It’s funny how movies get lumped together. Just before seeing Lisa Cholodenko’s new film THE KIDS ARE ALL RIGHT, I overhead a friend recommending it to his skeptical mother by saying “No, really it’s good. It’s not another GREENBERG.” Meaning, I suppose, that like GREENBERG it stars the ponderous middle-aged bourgeoisie in a film that is essentially composed of a series of conversations. Unlike GREENBERG, however, the conversations in THE KIDS ARE ALL RIGHT actually seem to accomplish something. And as an added bonus we aren’t stuck for a whole film with one small, angry man but with an entire nuclear family, off-balance though they may be.

Thanks to Paul (Mark Ruffalo), who donated sperm for money back in his teens, Jules (Julianne Moore) and Nic ( Annette Bening) are moms to college bound Joni and her younger brother, the inexplicably named Laser. While there may not be an official ‘dad,’ the family is otherwise pretty normal. The kids are slightly rebellious but mostly obedient and though the moms jokingly quibble at the dinner table over what are probably deeply buried relationship issues (“Watch you wine,” “The same goes for your micromanaging.”), it’s clear they love each other. But their relationship is put to the test when their children contact Paul, who unwittingly steps into the role of the long absent father figure, no matter how loudly his motorcycle, leather jacket, unbuttoned shirts and casual sex life scream Bachelor with a capital B. But no matter how self consciously hip he is, he’s a softy at heart and warmly embraces his new role.

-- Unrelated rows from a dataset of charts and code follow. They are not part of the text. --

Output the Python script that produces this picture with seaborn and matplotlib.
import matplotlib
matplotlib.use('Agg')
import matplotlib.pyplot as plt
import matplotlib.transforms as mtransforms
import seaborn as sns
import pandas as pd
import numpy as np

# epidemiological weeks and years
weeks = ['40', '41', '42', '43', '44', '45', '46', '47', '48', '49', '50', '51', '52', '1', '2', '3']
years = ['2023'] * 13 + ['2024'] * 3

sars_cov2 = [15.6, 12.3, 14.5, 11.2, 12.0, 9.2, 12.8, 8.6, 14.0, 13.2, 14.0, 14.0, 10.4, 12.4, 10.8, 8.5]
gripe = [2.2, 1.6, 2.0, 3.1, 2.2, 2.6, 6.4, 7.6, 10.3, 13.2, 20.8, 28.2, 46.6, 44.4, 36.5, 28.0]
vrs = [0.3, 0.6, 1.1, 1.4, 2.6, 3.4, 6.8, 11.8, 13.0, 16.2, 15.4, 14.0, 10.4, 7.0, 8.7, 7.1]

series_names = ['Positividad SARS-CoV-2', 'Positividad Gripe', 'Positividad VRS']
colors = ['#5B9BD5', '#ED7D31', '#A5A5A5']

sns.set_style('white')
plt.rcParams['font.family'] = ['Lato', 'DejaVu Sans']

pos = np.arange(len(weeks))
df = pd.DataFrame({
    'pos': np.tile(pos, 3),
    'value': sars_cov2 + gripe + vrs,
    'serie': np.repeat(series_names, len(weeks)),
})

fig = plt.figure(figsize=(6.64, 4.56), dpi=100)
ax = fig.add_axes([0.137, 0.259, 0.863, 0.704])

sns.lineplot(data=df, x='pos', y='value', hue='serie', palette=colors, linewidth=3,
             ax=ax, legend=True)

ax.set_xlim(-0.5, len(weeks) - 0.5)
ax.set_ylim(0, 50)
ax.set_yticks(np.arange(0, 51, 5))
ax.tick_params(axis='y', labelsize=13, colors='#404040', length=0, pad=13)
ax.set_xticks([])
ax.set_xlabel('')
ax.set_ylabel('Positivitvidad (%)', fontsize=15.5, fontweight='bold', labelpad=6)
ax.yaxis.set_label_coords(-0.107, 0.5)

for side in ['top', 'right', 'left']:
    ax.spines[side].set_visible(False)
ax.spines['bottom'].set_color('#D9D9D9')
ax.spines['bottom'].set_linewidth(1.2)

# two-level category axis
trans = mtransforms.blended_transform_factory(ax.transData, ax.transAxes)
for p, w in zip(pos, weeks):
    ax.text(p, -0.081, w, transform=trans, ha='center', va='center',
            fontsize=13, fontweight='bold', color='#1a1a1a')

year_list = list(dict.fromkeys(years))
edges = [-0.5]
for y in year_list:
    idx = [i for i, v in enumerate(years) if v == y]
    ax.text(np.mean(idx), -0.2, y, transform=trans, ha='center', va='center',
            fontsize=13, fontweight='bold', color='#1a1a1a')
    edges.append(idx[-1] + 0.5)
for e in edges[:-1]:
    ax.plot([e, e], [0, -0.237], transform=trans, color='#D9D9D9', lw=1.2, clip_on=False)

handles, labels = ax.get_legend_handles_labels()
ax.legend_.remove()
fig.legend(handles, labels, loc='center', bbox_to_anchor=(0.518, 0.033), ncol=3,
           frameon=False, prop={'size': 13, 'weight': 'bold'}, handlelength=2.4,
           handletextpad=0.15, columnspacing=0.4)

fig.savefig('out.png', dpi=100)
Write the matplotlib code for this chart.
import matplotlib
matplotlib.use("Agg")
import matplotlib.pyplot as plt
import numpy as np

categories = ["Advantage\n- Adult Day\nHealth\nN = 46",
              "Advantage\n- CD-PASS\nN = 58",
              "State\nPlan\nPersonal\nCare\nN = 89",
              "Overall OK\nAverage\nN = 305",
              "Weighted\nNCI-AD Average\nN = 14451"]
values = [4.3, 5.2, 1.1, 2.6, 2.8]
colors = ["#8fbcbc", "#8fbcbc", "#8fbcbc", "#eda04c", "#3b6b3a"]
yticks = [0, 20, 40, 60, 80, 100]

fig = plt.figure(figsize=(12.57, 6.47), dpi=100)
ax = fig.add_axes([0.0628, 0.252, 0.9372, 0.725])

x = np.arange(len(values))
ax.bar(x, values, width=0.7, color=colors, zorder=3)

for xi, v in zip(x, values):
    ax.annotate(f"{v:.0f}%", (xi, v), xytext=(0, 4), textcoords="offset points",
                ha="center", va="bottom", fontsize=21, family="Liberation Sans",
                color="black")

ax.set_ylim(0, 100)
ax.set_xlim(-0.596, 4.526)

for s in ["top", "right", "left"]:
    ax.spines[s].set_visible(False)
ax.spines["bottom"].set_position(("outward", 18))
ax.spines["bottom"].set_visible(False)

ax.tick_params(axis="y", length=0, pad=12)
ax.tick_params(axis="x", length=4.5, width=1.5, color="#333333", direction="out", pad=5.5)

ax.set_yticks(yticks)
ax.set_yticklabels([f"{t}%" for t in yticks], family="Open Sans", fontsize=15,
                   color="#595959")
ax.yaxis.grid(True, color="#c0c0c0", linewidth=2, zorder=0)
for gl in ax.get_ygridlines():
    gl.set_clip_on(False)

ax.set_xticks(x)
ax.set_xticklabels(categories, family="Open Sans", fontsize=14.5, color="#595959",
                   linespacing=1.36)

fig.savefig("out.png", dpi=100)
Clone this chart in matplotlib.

The moms, on the other hand, aren’t as thrilled about it. All those small marital problems that were so carefully swept under the rug are brought into the light now that an intruder, an “interloper,” as Nic calls him, has entered into their midst. Paul, Nic and Jules could’t be less prepared for the changes their lives are about to take, and what ensues is a series of conversations in a variety of locations (Nic and Jules’ kitchen and backyard, Paul’s kitchen, Paul’s backyard), but as I said earlier, these conversations – many of which devolve into very human, petty bickering and pointless, circular arguments – actually lead somewhere.

The conversations in and of themselves are microorganisms, but on a macro level we can see they are the building blocks of the changing relationships between the 5 characters. At the end, no one is where they were when we first began. Yes, Paul is still running a restaurant and Nic and Jules are holding hands in their car, smiling at their children in the rearview mirror, but everyone had to change and grow in order to get there. Ironically, the people who seem to have matured the most are the adults, which is maybe why the title is so appropriate. The kids were all right to begin with; it’s the adults that needed a lesson.